Muslims say the decision means “they have no right to be buried in America.” But look on the bright side, they have every right to leave America if they don’t like it.
Herald Online After a contentious public hearing where several residents opposed a Muslim cemetery in a Rock Hill neighborhood – including one woman who admitted she was not being “politically correct” or “nice” but said she was scared of what would go on inside a proposed Muslim cemetery fence – the cemetery was shot down Tuesday night by the city’s zoning board of appeals.
The decision drew short applause from a packed City Council chambers filled with people against the cemetery. Several neighbors talked about concerns over lowered property values, traffic and people just plain not wanting to live near a Muslim cemetery.
Muslim leaders were dismayed by not just the vote but what they said seemed like prejudice against Muslims. (Not seems like, is)
“What I heard here was that we are Americans and have rights, but we as Muslims do not have the right to bury our dead,” said Nazir Cheema, a decades-long Rock Hill resident and leader of the effort to build the cemetery. “If this cemetery did not have the word Muslim, it would have been different. Are we not Americans?
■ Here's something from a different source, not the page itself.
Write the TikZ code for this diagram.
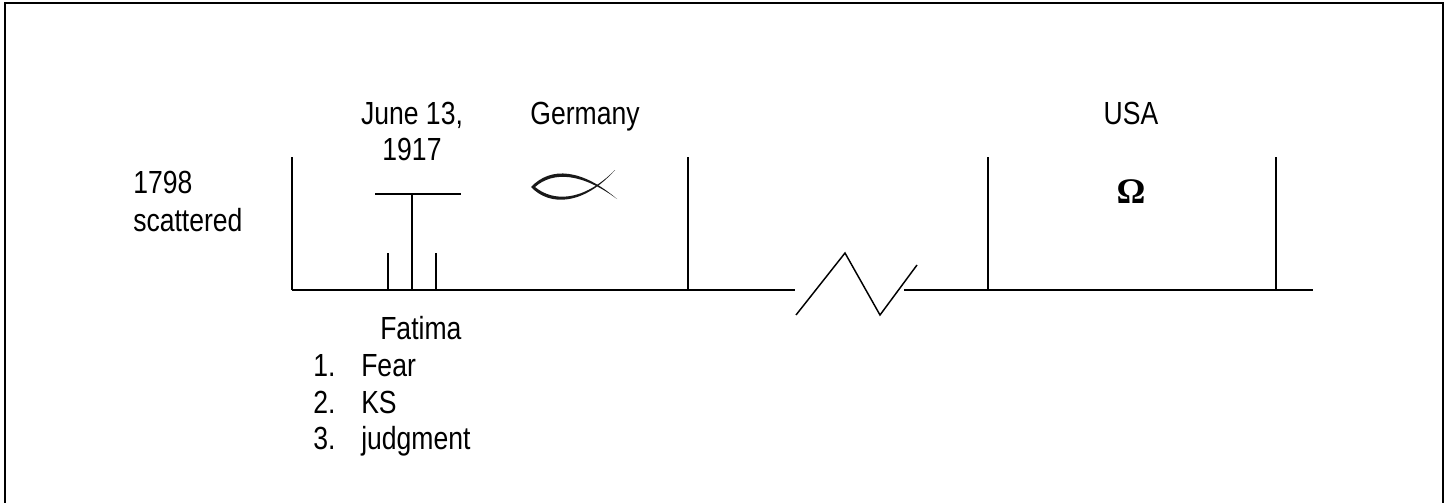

Do we not love America? (NO, you don’t!)
But that’s not all
AINA Islam isn’t just at the heart of the terror threat posed by the Islamic State. Islamic burial rituals are a key reason why health officials can’t contain the spread of the deadly disease Ebola in West Africa. Ebola victims can be more contagious dead than alive. Their bodies are covered in rashes, blood and other fluids containing the virus.
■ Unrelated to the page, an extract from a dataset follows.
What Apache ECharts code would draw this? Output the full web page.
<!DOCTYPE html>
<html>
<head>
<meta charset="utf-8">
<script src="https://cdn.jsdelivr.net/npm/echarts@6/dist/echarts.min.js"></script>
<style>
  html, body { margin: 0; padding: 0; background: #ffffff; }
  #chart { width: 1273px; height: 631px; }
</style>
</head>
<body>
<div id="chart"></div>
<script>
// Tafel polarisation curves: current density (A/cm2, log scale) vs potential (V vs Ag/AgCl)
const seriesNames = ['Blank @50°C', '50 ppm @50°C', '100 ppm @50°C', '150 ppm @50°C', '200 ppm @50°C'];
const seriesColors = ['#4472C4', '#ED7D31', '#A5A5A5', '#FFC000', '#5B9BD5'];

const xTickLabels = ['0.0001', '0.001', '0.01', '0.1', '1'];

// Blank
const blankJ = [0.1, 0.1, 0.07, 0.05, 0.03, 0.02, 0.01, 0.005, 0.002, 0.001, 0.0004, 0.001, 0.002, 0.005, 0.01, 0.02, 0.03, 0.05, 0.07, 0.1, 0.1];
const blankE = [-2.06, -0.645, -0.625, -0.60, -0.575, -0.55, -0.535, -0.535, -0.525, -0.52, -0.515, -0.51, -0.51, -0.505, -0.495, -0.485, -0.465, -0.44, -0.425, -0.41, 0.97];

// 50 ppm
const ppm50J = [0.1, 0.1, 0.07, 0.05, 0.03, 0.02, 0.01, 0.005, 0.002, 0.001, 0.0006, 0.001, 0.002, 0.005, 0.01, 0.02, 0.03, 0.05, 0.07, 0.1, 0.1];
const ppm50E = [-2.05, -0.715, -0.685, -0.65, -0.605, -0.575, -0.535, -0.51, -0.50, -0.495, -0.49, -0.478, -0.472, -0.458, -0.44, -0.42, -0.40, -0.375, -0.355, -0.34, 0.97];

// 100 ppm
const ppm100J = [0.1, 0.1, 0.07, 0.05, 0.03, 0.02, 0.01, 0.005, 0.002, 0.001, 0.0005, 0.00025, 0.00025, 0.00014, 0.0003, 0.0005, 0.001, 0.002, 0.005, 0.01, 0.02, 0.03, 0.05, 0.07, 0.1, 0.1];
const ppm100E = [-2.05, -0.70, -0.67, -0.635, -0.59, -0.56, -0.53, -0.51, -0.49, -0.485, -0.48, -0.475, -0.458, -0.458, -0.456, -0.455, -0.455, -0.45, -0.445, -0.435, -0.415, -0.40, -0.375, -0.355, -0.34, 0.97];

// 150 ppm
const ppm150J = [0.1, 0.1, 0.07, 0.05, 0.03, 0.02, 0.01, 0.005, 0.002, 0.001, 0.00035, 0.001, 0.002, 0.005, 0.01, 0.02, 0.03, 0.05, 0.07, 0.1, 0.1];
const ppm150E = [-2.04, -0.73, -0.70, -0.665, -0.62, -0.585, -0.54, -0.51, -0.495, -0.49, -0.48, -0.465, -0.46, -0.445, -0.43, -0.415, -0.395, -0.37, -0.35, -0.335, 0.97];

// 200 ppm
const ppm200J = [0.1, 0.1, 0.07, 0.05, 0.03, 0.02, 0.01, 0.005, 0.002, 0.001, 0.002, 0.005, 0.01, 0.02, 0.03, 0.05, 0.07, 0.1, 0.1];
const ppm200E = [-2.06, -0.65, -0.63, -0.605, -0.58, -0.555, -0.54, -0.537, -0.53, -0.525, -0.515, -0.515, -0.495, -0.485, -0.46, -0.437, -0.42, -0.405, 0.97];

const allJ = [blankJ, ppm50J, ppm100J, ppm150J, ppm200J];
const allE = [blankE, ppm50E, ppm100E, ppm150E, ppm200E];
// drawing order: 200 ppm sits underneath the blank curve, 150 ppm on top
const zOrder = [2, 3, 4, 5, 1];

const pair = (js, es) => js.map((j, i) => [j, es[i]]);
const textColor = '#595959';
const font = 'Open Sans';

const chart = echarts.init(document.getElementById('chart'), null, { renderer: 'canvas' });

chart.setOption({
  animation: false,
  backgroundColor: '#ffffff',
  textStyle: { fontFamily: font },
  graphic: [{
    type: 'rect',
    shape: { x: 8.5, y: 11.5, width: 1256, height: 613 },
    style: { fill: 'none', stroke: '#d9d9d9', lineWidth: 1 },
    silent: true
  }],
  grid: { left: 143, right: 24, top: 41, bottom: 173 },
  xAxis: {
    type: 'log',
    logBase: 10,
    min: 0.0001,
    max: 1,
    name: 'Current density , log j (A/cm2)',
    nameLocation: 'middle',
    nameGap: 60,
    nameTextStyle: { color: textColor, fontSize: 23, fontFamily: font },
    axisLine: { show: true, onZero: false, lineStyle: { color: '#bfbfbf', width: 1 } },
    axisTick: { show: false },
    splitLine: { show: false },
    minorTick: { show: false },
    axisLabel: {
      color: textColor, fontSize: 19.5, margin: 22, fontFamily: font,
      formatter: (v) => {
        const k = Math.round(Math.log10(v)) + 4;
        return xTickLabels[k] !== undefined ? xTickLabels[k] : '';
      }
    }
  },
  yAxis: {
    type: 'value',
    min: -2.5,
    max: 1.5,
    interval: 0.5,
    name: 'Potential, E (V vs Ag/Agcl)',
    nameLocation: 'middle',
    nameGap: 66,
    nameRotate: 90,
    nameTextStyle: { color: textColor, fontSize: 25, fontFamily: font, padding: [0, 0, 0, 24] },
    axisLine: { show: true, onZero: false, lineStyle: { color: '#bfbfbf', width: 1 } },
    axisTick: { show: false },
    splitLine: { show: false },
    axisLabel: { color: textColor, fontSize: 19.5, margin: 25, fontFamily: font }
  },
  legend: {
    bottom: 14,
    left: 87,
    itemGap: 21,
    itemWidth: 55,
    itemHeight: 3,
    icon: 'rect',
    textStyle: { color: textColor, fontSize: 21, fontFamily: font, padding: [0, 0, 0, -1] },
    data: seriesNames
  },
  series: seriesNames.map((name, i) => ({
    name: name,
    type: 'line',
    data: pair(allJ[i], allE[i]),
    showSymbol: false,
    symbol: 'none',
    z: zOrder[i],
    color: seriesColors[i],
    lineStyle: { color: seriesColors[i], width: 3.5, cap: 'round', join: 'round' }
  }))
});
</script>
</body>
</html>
And under the Islamic faith, corpses are not allowed to be buried in caskets, just wrapped in white sheets, which poses a problem of bacterial infection getting into the water supply.
When Muslims die, family members don’t turn to a funeral home or crematorium to take care of the body. In Islam, death is handled much differently. Relatives personally wash the corpses of loved ones from head to toe. Often, several family members participate in this posthumous bathing ritual, known as Ghusl.
Before scrubbing the skin with soap and water, family members press down on the abdomen to excrete fluids still in the body. A mixture of camphor and water is used for a final washing. Then, family members dry off the body and shroud it in white linens.